Napoli, L'altra madre di Andrej Longo

L'altra madre
di Andrej Longo
Adelphi, 2016

pp. 197
€ 17 (cartaceo)




L'altra madre: dal titolo mi aspettavo una storia diversa, una storia di gravidanze difficili, di maternità sofferte. Invece il testo di Andrej Longo, uscito nel per Adelphi qualche mese fa, parla di destini che si incrociano, come solo può accadere nelle storie della Vita.
La città di Napoli, in una tiepida primavera di qualche anno fa che potrebbe essere questa estate, accoglie le vicende di due (o meglio quattro) vite che scorrono parallele, ma destinate a unirsi.
Genny ha sedici anni, è un ragazzino sveglio e volenteroso, lavora in un bar di via Toledo, ha la lingua lunga, la sicurezza spavalda e un po' arrogante, ma non cattiva, dell'adolescenza e vola sul suo motorino. Sua madre ha quarant'anni, ma un brutto tumore la rende stanca, più vecchia di quel che è, consumata e senza più ossigeno. Fa gli orli ai pantaloni del vicinato, venti orli a ottanta euro, e ogni tanto si prende una pausa per farsi i tarocchi.
Tania invece di anni ne ha quindici, va a scuola, gioca a pallavolo e le piace sognare, uscire con le amiche, stare in compagnia, sognare i bei vestiti delle vetrine del centro. Irene, sua mamma, fa la poliziotta, un mestiere che deve fare i conti con le difficoltà quotidiane della città all'ombra del Vesuvio. È una donna indipendente e caparbia, con un amore infinito per la sua bambina.

Due figli e due genitori, una simmetria perfetta che collega quattro persone apparentemente così distanti: due quartieri diversi, due culture diverse, due lavori e aspettative di vita totalmente opposte, ma lo stesso rapporto viscerale alla base.
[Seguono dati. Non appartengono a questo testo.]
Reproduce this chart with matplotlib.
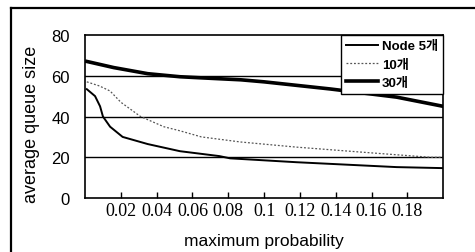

Genny ha capito come funziona per le strade di Napoli: devi stare attento ai sì e ai no che dici. Lui vorrebbe tenersi lontano dalle dinamiche del bar di Pinuccia, che non è quello chic in cui lavora, ma quello che frequenta la sera, dove trova i suoi conoscenti, i suoi amici, spesso più grandi di lui e con tutta un'altra condotta di vita. Un po' di spaccio, tante risse, qualche scippo. Sa che è meglio stare alla larga da queste cose, è sua madre che glielo ricorda ogni giorno, con il filo di voce che le è rimasto. Però ci sono dei no che non puoi pronunciare, che comprometterebbero certi rapporti con qualche ragazzo più grande e più potente di te. E invece dire sì in certi casi ti fa sentire come loro, parte di un gruppo, accettato dagli altri preso in considerazione anche solo perchè sai guidare il motorino come nessuno e sei la persona adatta a scippare due ragazze in una strada del Vomero. Una delle due ragazze è Tania.

Da questo istante le vite di Irene e Genny sono unite, involontariamente e per sempre in questa assurda coincidenza. Irene, da poliziotta impeccabile, si trasforma in una detective privata determinata a volere farsi giustizia da sola. Ma l'amore materno supera il dolore e talvolta il perdono e l'accettazione della tragedia portano a un passo avanti nella comprensione dei nostri sentimenti, anche quelli più istintuali e radicati in noi. Così mentre la vita della madre di Genny si spegne, distrutta dal tumore, gli si dà la possibilità di fare riferimento, di lì in avanti, ad una “altra madre”. Che può essere sì Irene, ma è anche la città di Napoli.

Napoli è la madre simbolica di tutti questi ragazzi cresciuti per le strade. Una Napoli che sembra voltare la faccia ai suoi cittadini, o magari sono proprio i suoi abitanti ad averla tradita. La città è descritta come un groviglio di strade, quartieri da evitare e scorci di straordinaria bellezza, apprezzabili semplicemente salendo le scale da cui è possibile scorgere il mare che luccica. Andrej Longo, Ischiano di nascita, costruisce la sua prosa (come già ha fatto nei suoi precedenti romanzi o racconti – pensiamo a Dieci o a Lu campo di girasoli) con molti dialoghi in dialetto, in un amalgama ben equilibrato e autentico, intenso come la città che racconta in questa toccante lettura estiva.